The Unwanted: The Secret Windrush Files, BBC 2, BBC iPlayer, directed by Tim Kirby and David Ross.

https://www.bbc.co.uk/iplayer/episode/m00068sk/the-unwanted-the-secret-windrush-files

Historian David Olusoga investigates the story, behind the story, of the Windrush Scandal. He unearths government papers to show the duplicity and hypocrisy of the British Government in creating ‘a hostile environment’ for those considered undesirable because of skin colour.

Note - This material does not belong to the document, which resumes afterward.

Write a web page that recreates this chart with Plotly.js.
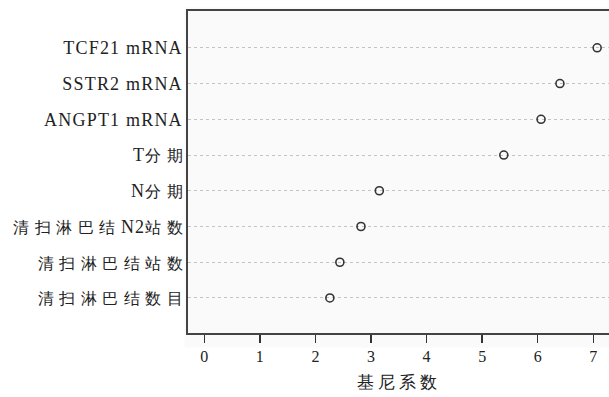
<!DOCTYPE html>
<html>
<head>
<meta charset="utf-8">
<script src="https://cdn.plot.ly/plotly-3.0.1.min.js"></script>
<style>
  html, body { margin: 0; padding: 0; background: #ffffff; }
  #chart { width: 609px; height: 397px; }
  .xtitle { letter-spacing: 4px; }
  .ytick text { letter-spacing: 1.2px; }
</style>
</head>
<body>
<div id="chart"></div>
<script>
// Categories listed bottom-to-top as drawn on the y axis
const features = [
  "清扫淋巴结数目",
  "清扫淋巴结站数",
  "清扫淋巴结N2站数",
  "N分期",
  "T分期",
  "ANGPT1 mRNA",
  "SSTR2 mRNA",
  "TCF21 mRNA"
];
// Gini coefficient (mean decrease Gini) per feature
const gini = [2.26, 2.44, 2.82, 3.15, 5.39, 6.06, 6.40, 7.07];
const xTickVals = [0, 1, 2, 3, 4, 5, 6, 7];
const xTitle = "基尼系数";

// Styling: CJK chars get their own size/spacing (no trailing spacing on last char)
function styleLabel(s) {
  const chars = Array.from(s);
  let out = "";
  chars.forEach((c, i) => {
    const cjk = /[\u4e00-\u9fff]/.test(c);
    if (cjk) {
      const sp = (i === chars.length - 1) ? 0 : 5.5;
      out += '<span style="font-size:16px;letter-spacing:' + sp + 'px">' + c + '</span>';
    } else {
      out += c;
    }
  });
  return out;
}

const yIdx = features.map((_, i) => i);

const trace = {
  type: "scatter",
  mode: "markers",
  x: gini,
  y: yIdx,
  marker: {
    symbol: "circle-open",
    size: 8,
    color: "#333333",
    line: { width: 1.6, color: "#333333" }
  },
  hoverinfo: "x+text",
  text: features,
  showlegend: false
};

const fontFam = "Liberation Serif";

const layout = {
  width: 609,
  height: 397,
  margin: { l: 188, r: 0, t: 11, b: 64 },
  paper_bgcolor: "#ffffff",
  plot_bgcolor: "rgba(0,0,0,0)",
  font: { family: fontFam, size: 16, color: "#222222" },
  xaxis: {
    range: [-0.293, 7.283],
    tickmode: "array",
    tickvals: xTickVals,
    ticktext: xTickVals.map(String),
    ticks: "outside",
    ticklen: 8,
    tickwidth: 1.5,
    tickcolor: "#333333",
    showgrid: false,
    zeroline: false,
    showline: true,
    linecolor: "#444444",
    linewidth: 1.6,
    mirror: true,
    tickfont: { family: fontFam, size: 16, color: "#222222" },
    title: { text: xTitle, font: { family: fontFam, size: 17, color: "#222222" }, standoff: 12 }
  },
  yaxis: {
    range: [-0.98, 8.03],
    tickmode: "array",
    tickvals: yIdx,
    ticktext: features.map(styleLabel),
    ticks: "",
    showgrid: true,
    gridcolor: "#c4c4c4",
    gridwidth: 1,
    griddash: "dot",
    zeroline: false,
    showline: true,
    linecolor: "#444444",
    linewidth: 1.6,
    tickfont: { family: fontFam, size: 18, color: "#222222" },
    ticklabelstandoff: 0
  },
  shapes: [{
    type: "rect",
    xref: "paper", yref: "paper",
    x0: -0.008, x1: 1.05, y0: -0.045, y1: 1.012,
    fillcolor: "#fafafa",
    line: { width: 0 },
    layer: "below"
  }]
};

Plotly.newPlot("chart", [trace], layout, { displayModeBar: false, staticPlot: true });
</script>
</body>
</html>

Who can forget Oswald Mosley and the British Union of Fascists? Enoch Powell and his ‘river of blood’ speech? Powell had conveniently forgotten he’d been to Jamaica to recruit nurses for the overstretched NHS in the early 1950s. Or the Smethwick election of 1964, which the Conservative candidate won using the message, ‘If you want a nigger for a neighbour, vote Labour’.  A hostile environment wasn’t some ruse thought up by the then Home Secretary, Teresa May. It has a long lineage and includes both the creator of the NHS, Clem Atlee and Winston Churchill. The latter wanted to fight an election using the rubric of Smethwick and elected Prime Minister in early 1950s  worked to ensure public institutions like the Post Office didn’t employ non-nationals (i.e. ‘niggers’).

Ukip and Brexit are rooted in a picture of the British Empire in which everyone knew their place. And stayed where they were.  Empire Windrush, a decommissioned ship, taken from the German navy was returning to England from Kingston and didn’t want to return to London empty, so advertised for passengers. 350 Jamaican born and British Commonwealth citizens paid their fare and arrived in Tilbury docks on the 22nd June 1948 to be met by the media. They thought they were coming home to a place where the streets were paved with gold. They didn’t know they weren’t wanted. If they’re black, send them back was unofficial policy.

The government favoured displaced European, such as former Waffen SS, and those that couldn’t speak English but where white, for absorption into the working population. Unofficial surveys, such as those taken in dole offices, a week after the Queen’s coronation in 1953, were snapshots that were meant to show that coloureds were sponging off the British state. Chief Constables in our major cities were asked to provide data showing the extent of the coloured problem and the relationship with criminal behaviour. Here we have the crude eugenics of the early twentieth-century resurfacing after Auschwitz and given a new emulsion coat of paint.

Ironically, the threat of no longer allowing those Jamaicans that held a British passport entry into Britain created a self-fulfilling prophecy. At the end of the 1950s immigration to Britain had slowed to around 15 000 to 20 000 a year. Let’s put that into context, official figures in post-war Britain claimed to need an extra two million additional workers. In 1960 and the threat of their British passports become invalid, around 500 000 people travelled to Britain from the Caribbean and Jamaica.

Many of those features in this programme were the children of those that had travelled in the first wave of immigrants to Britain from Jamaica. It was these people that had been reunited with their parents, went to school here and worked here for thirty, forty or fifty years that were caught in the ‘hostile environment’ which conflated two ideas in a toxic mix: austerity and immigration. A system that sought to blame the former on the latter. A propaganda war in which the poorest are always culpable. A Kafka like system of bureaucracy that sought to fulfil targets and treat people as things and not as individuals. None of those featured in the programme could provide the documentation that said, categorically, they were British Citizens. No government official appeared to explain how it all worked. After all, if it’s politically expedient and they were black, send them back.

Their stories of our shame feature here. Olusoga stands outside Lunar House a place where those deprived citizenship, no longer allowed to work, not allowed to access our NHS when ill, not allowed to claim government benefits. Incarcerated – indefinitely. Think about that for a minute. Lunar House with 500 000 on its closed books. Gulags of anxiety.

But there is another landmark that Olusoga should have visited. Grenfell Tower. The blackened remains in Kensington, one of the richest boroughs in London, tells us everything we need to know about the un-United Kingdom.